Solvable 3D classical statistical models and a spin-fermion mapping

In this talk, I will describe an exactly solvable classical statistical model on a 3D lattice. The model has two classical topological phases (one of which has been introduced previously [1]), and a finite-temperature phase transition between them. In contrast to prior 3D solvable statistical models [2], our system is much simpler, yet does not trivially reduce to a 2D model, and thus displays genuinely 3D correlations. Excitingly, this provides the first exactly solvable model in which to explore genuinely 3D critical phenomena; a caveat, however, is that the model Hamiltonian has imaginary terms. The construction and solution of this model are the first application of a new method that we introduce, developing ideas of [3], to map between a locally interacting fermionic Hamiltonian and a locally interacting spin Hamiltonian, in arbitrary dimension, in a simple way based on the use of algebraic isomorphisms.

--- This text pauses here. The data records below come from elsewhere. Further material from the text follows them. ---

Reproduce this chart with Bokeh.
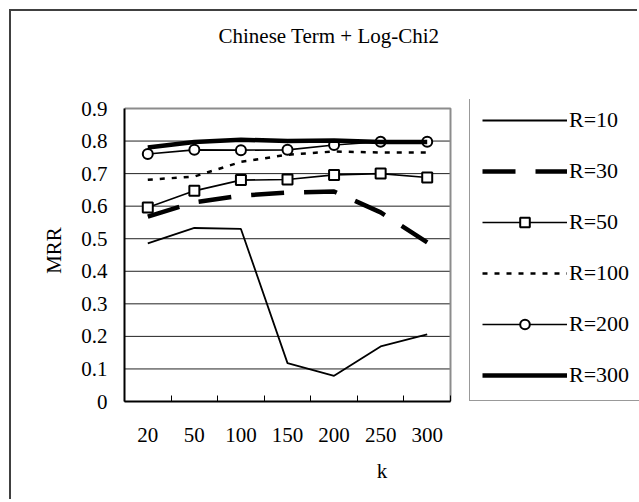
from bokeh.plotting import figure
from bokeh.models import Range1d, FixedTicker, Legend, LegendItem, Title
from bokeh.embed import file_html
from bokeh.resources import INLINE

k_labels = ["20", "50", "100", "150", "200", "250", "300"]
k_pos = [0.5, 1.5, 2.5, 3.5, 4.5, 5.5, 6.5]
k_bounds = [0, 1, 2, 3, 4, 5, 6, 7]

r10 = [0.486, 0.533, 0.530, 0.118, 0.079, 0.169, 0.206]
r30 = [0.568, 0.612, 0.632, 0.642, 0.645, 0.581, 0.489]
r50 = [0.596, 0.647, 0.680, 0.682, 0.696, 0.700, 0.688]
r100 = [0.681, 0.691, 0.736, 0.758, 0.768, 0.765, 0.765]
r200 = [0.760, 0.773, 0.772, 0.773, 0.788, 0.798, 0.798]
r300 = [0.780, 0.797, 0.804, 0.800, 0.802, 0.797, 0.797]

y_ticks = [0, 0.1, 0.2, 0.3, 0.4, 0.5, 0.6, 0.7, 0.8, 0.9]
y_tick_labels = ["0", "0.1", "0.2", "0.3", "0.4", "0.5", "0.6", "0.7", "0.8", "0.9"]

FONT = "Liberation Serif"

# layout (pixels)
CANVAS_W, CANVAS_H = 628, 490
B_LEFT, B_TOP, B_BOTTOM = 113, 88, 100
AXES_W, AXES_H = 326, 293          # drawn axes box inside the frame
FRAME_W = CANVAS_W - B_LEFT
FRAME_H = CANVAS_H - B_TOP - B_BOTTOM
x0, x1 = k_bounds[0], k_bounds[-1]
y0, y1 = y_ticks[0], y_ticks[-1]
x_end = x0 + (x1 - x0) * FRAME_W / AXES_W
y_end = y0 + (y1 - y0) * FRAME_H / AXES_H

p = figure(width=CANVAS_W, height=CANVAS_H, x_range=Range1d(x0, x_end), y_range=Range1d(y0, y_end),
           output_backend="svg", toolbar_location=None,
           min_border_left=B_LEFT, min_border_top=B_TOP, min_border_right=0, min_border_bottom=B_BOTTOM)
p.styles = {"margin-left": "9px", "margin-top": "9px",
            "border-left": "2px solid #404040", "border-top": "2px solid #404040"}
p.background_fill_color = "white"
p.border_fill_color = "white"
p.outline_line_color = None

p.title.text = "Chinese Term + Log-Chi2"
p.title.align = "left"
p.title.offset = 94
p.title.text_font = FONT
p.title.text_font_size = "21px"
p.title.text_font_style = "normal"
p.title.text_color = "black"

spacer = Title(text=" ", text_font_size="31px", text_font=FONT)
p.add_layout(spacer, "above")

xa = p.xaxis[0]
xa.bounds = (x0, x1)
xa.ticker = FixedTicker(ticks=k_pos, minor_ticks=k_bounds)
xa.major_label_overrides = dict(zip(k_pos, k_labels))
xa.major_tick_in = 0
xa.major_tick_out = 0
xa.minor_tick_in = 6
xa.minor_tick_out = 0
xa.minor_tick_line_color = "black"
xa.minor_tick_line_width = 1
xa.axis_line_color = "black"
xa.axis_line_width = 2
xa.major_label_standoff = 26
xa.major_label_text_font = FONT
xa.major_label_text_font_size = "21px"
xa.major_label_text_color = "black"
xa.axis_label = "k"
xa.axis_label_standoff = 14
xa.axis_label_text_font = FONT
xa.axis_label_text_font_size = "21px"
xa.axis_label_text_font_style = "normal"
xa.axis_label_text_color = "black"

ya = p.yaxis[0]
ya.bounds = (y0, y1)
ya.ticker = FixedTicker(ticks=y_ticks, minor_ticks=[])
ya.major_label_overrides = dict(zip(y_ticks, y_tick_labels))
ya.major_tick_in = 0
ya.major_tick_out = 0
ya.minor_tick_in = 0
ya.minor_tick_out = 0
ya.axis_line_color = "black"
ya.axis_line_width = 2
ya.major_label_standoff = 17
ya.major_label_text_font = FONT
ya.major_label_text_font_size = "21px"
ya.major_label_text_color = "black"
ya.axis_label = "MRR"
ya.axis_label_standoff = 12
ya.axis_label_text_font = FONT
ya.axis_label_text_font_size = "21px"
ya.axis_label_text_font_style = "normal"
ya.axis_label_text_color = "black"

p.xgrid.visible = False
p.ygrid.visible = False

# horizontal grid lines limited to the axes box
p.segment(x0=[x0] * len(y_ticks), x1=[x1] * len(y_ticks), y0=y_ticks, y1=y_ticks,
          line_color="#222222", line_width=1)
# gray plot-area border (top and right)
p.line(x=[x0, x1, x1], y=[y1, y1, y0], line_color="#8c8c8c", line_width=2)

l10 = p.line(k_pos, r10, line_color="black", line_width=1.8)
l30 = p.line(k_pos, r30, line_color="black", line_width=4.5, line_dash="33 20")
l50 = p.line(k_pos, r50, line_color="black", line_width=1.6)
s50 = p.scatter(k_pos, r50, marker="square", size=10, fill_color="white",
                line_color="black", line_width=2)
l100 = p.line(k_pos, r100, line_color="black", line_width=2.5, line_dash="5 7")
l200 = p.line(k_pos, r200, line_color="black", line_width=1.6)
s200 = p.scatter(k_pos, r200, marker="circle", size=10, fill_color="white",
                 line_color="black", line_width=2)
l300 = p.line(k_pos, r300, line_color="black", line_width=4.5)

items = [
    LegendItem(label="R=10", renderers=[l10]),
    LegendItem(label="R=30", renderers=[l30]),
    LegendItem(label="R=50", renderers=[l50, s50]),
    LegendItem(label="R=100", renderers=[l100]),
    LegendItem(label="R=200", renderers=[l200, s200]),
    LegendItem(label="R=300", renderers=[l300]),
]
legend = Legend(items=items, location=(345, 0), padding=12, spacing=25,
                label_height=24, glyph_height=24, glyph_width=85, label_standoff=2,
                label_width=80, margin=0,
                border_line_color="#333333", border_line_width=1,
                background_fill_color="white", background_fill_alpha=1,
                label_text_font=FONT, label_text_font_size="22px", label_text_color="black")
p.add_layout(legend)

open("out.html", "w").write(file_html(p, INLINE))
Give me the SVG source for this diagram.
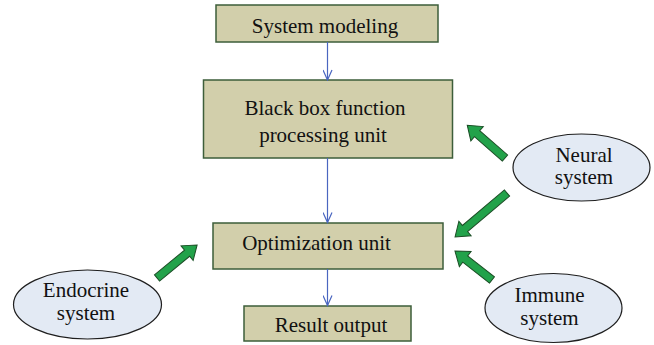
<svg xmlns="http://www.w3.org/2000/svg" width="654" height="345" viewBox="0 0 654 345">
  <style>
    .box { fill: #d2cfab; stroke: #3d5e3a; stroke-width: 1.5; }
    .oval { fill: #e3eaf4; stroke: #1e1e1e; stroke-width: 1.2; }
    .lbl { font-family: 'Liberation Serif', 'Times New Roman', serif; font-size: 21px; fill: #111; text-anchor: middle; }
    .flow { stroke: #4a66c0; stroke-width: 1.2; fill: none; marker-end: url(#vhead); }
    .push { fill: #22a24a; stroke: #1b4d25; stroke-width: 1; }
  </style>
  <defs>
    <marker id="vhead" viewBox="0 0 12 10" refX="11" refY="5" markerWidth="12" markerHeight="10" markerUnits="userSpaceOnUse" orient="auto">
      <path d="M1,0.5 L11,5 L1,9.5" fill="none" stroke="#4a66c0" stroke-width="1.2"/>
    </marker>
  </defs>

  <!-- process boxes -->
  <g id="system-modeling">
    <rect class="box" x="216" y="5" width="222" height="37"/>
    <text class="lbl" x="325" y="33">System modeling</text>
  </g>
  <g id="black-box">
    <rect class="box" x="203.5" y="80" width="249" height="78"/>
    <text class="lbl" x="325" y="115">Black box function</text>
    <text class="lbl" x="323" y="142">processing unit</text>
  </g>
  <g id="optimization">
    <rect class="box" x="213" y="223" width="230" height="46"/>
    <text class="lbl" x="316.5" y="250">Optimization unit</text>
  </g>
  <g id="result">
    <rect class="box" x="244" y="306" width="167" height="35"/>
    <text class="lbl" x="331" y="332">Result output</text>
  </g>

  <!-- biological systems -->
  <g id="neural">
    <ellipse class="oval" cx="581.5" cy="167.5" rx="68.5" ry="33.5"/>
    <text class="lbl" x="584" y="162">Neural</text>
    <text class="lbl" x="584" y="184">system</text>
  </g>
  <g id="endocrine">
    <ellipse class="oval" cx="87.5" cy="304.5" rx="74" ry="34.5"/>
    <text class="lbl" x="86" y="297">Endocrine</text>
    <text class="lbl" x="86" y="320">system</text>
  </g>
  <g id="immune">
    <ellipse class="oval" cx="553.5" cy="308" rx="68.5" ry="34.5"/>
    <text class="lbl" x="549.5" y="302">Immune</text>
    <text class="lbl" x="549.5" y="325">system</text>
  </g>

  <!-- connectors -->
  <g id="connectors">
    <line class="flow" x1="327.5" y1="42" x2="327.5" y2="80"/>
    <line class="flow" x1="327.5" y1="158" x2="327.5" y2="222.5"/>
    <line class="flow" x1="327.5" y1="269" x2="327.5" y2="305.5"/>

    <!-- block arrows: drawn along +x from tail (0) to tip, then placed -->
    <path class="push" transform="translate(505,158) rotate(221)" d="M0,-4 L37,-4 L37,-9.5 L50,0 L37,9.5 L37,4 L0,4 Z"/>
    <path class="push" transform="translate(507,193) rotate(139.8)" d="M0,-4 L55,-4 L55,-9.5 L68,0 L55,9.5 L55,4 L0,4 Z"/>
    <path class="push" transform="translate(157,278) rotate(-39.5)" d="M0,-4 L39,-4 L39,-9.5 L52,0 L39,9.5 L39,4 L0,4 Z"/>
    <path class="push" transform="translate(492,280) rotate(218)" d="M0,-4 L34,-4 L34,-9.5 L47,0 L34,9.5 L34,4 L0,4 Z"/>
  </g>
</svg>
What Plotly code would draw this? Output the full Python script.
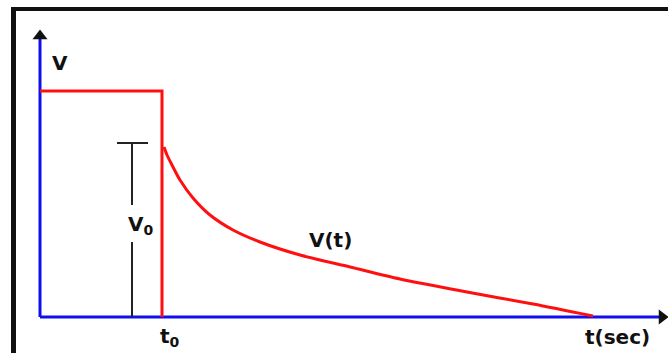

We expect that the spin-fermion mapping can be used not only for exact solutions, but for other applications such as numerical algorithms or perturbative calculations.
References:
[1] C. Castelnovo and C. Chamon, Phys. Rev. B 76, 174416 (2007).
[2] A.B. Zamolodchikov, Commun. Math. Phys. 79, 489-505 (1981).
[3] F. Verstraete and J.I. Cirac, J. Stat. Mech. P09012 (2005).